Can You Solve This Astronomical Enigma?

Riddler Express

Two cicada broods with periods $A$ and $B$ years have just emerged together. They interfere whenever one brood emerges exactly one year after the other (a multiple of $A$ and a multiple of $B$ differing by $1$). With $A$ and $B$ coprime and both at most $20$, what is the longest a pair can go before its first interference?

Solution

Interference first happens in the earliest year $\max(aA, bB)$ for which a multiple of $A$ and a multiple of $B$ are one year apart, $|aA - bB| = 1$. Because $A$ and $B$ are coprime, such multiples always exist, and we want the pair that pushes this first collision as late as possible. Scanning all coprime pairs up to $20$, the winner is $A = 17$, $B = 19$: $$17 \times 9 = 153, \qquad 19 \times 8 = 152, \qquad |153 - 152| = 1,$$ so the first interference is in year $$\boxed{153.}$$ The two largest coprime periods available are also nearly equal, which forces their multiples to take the longest to drift to within a single year of each other.

The computation

For each coprime pair, find the earliest year where a multiple of $A$ sits one off a multiple of $B$, and take the largest such year.

from math import gcd
def first_interference(a, b):
    return min(max(x, y) for x in range(0, a*b + 1, a)
               for y in range(0, a*b + 1, b) if abs(x - y) == 1)
pairs = [(a, b) for a in range(1, 20) for b in range(a, 21) if gcd(a, b) == 1]
print(max((first_interference(a, b), a, b) for a, b in pairs))  # (153, 17, 19)

Riddler Classic

Three planets orbit a star in circles: planet $A$ at radius $3$ with period $3$ years, $B$ at radius $4$ with period $4$, $C$ at radius $5$ with period $5$. They are collinear right now.
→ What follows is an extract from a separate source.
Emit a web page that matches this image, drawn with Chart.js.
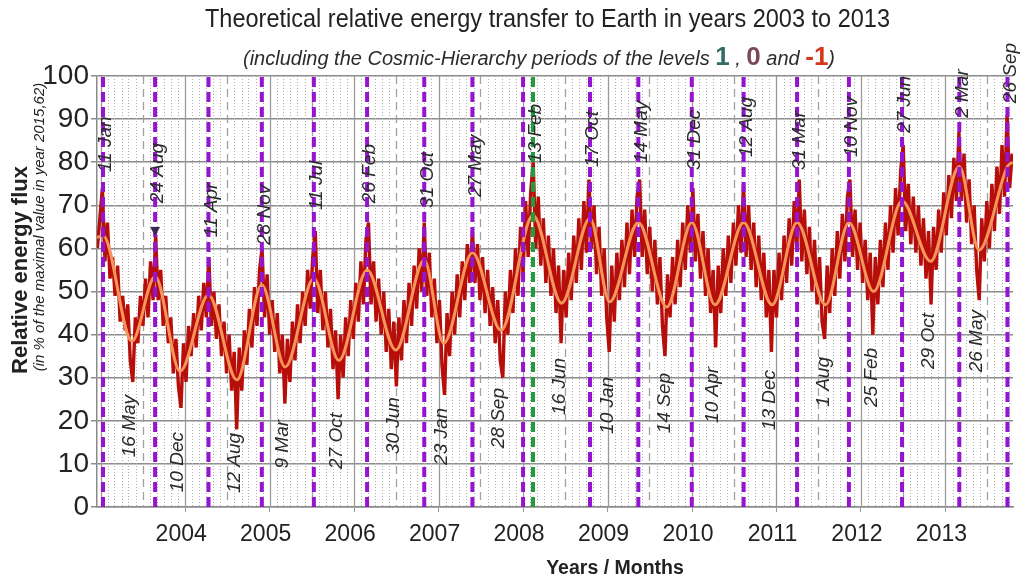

When are the three planets next collinear (the star need not be on the line)?

Solution

Planet $i$ sits at $\big(r_i\cos\omega_i t,\ r_i\sin\omega_i t\big)$ with $\omega_i = 2\pi/T_i$. Three points are collinear exactly when the signed area of their triangle vanishes, that is when $$\begin{vmatrix} r_1\cos\omega_1 t & r_1\sin\omega_1 t & 1\\ r_2\cos\omega_2 t & r_2\sin\omega_2 t & 1\\ r_3\cos\omega_3 t & r_3\sin\omega_3 t & 1 \end{vmatrix} = 0.$$ With $(r,\omega) = (3, \tfrac{2\pi}{3}), (4, \tfrac{\pi}{2}), (5, \tfrac{2\pi}{5})$ this expands to $$15\sin\frac{4\pi t}{15} - 12\sin\frac{\pi t}{6} - 20\sin\frac{\pi t}{10} = 0.$$ At $t = 0$ all three sit on the same axis, so that is one solution; the next positive root is $$t \approx \boxed{7.77 \text{ years.}}$$

The computation

Track the three planets’ actual positions and scan for the first time after $t = 0$ when the signed area of their triangle changes sign.

import numpy as np
rw = [(3, 2*np.pi/3), (4, np.pi/2), (5, 2*np.pi/5)]
def area(t):
    (x1, y1), (x2, y2), (x3, y3) = [(r*np.cos(w*t), r*np.sin(w*t)) for r, w in rw]
    return (x2 - x1)*(y3 - y1) - (x3 - x1)*(y2 - y1)
ts = np.linspace(1e-5, 9, 4_000_000)
v = area(ts)
print(ts[:-1][np.diff(np.sign(v)) != 0][0])    # ~7.767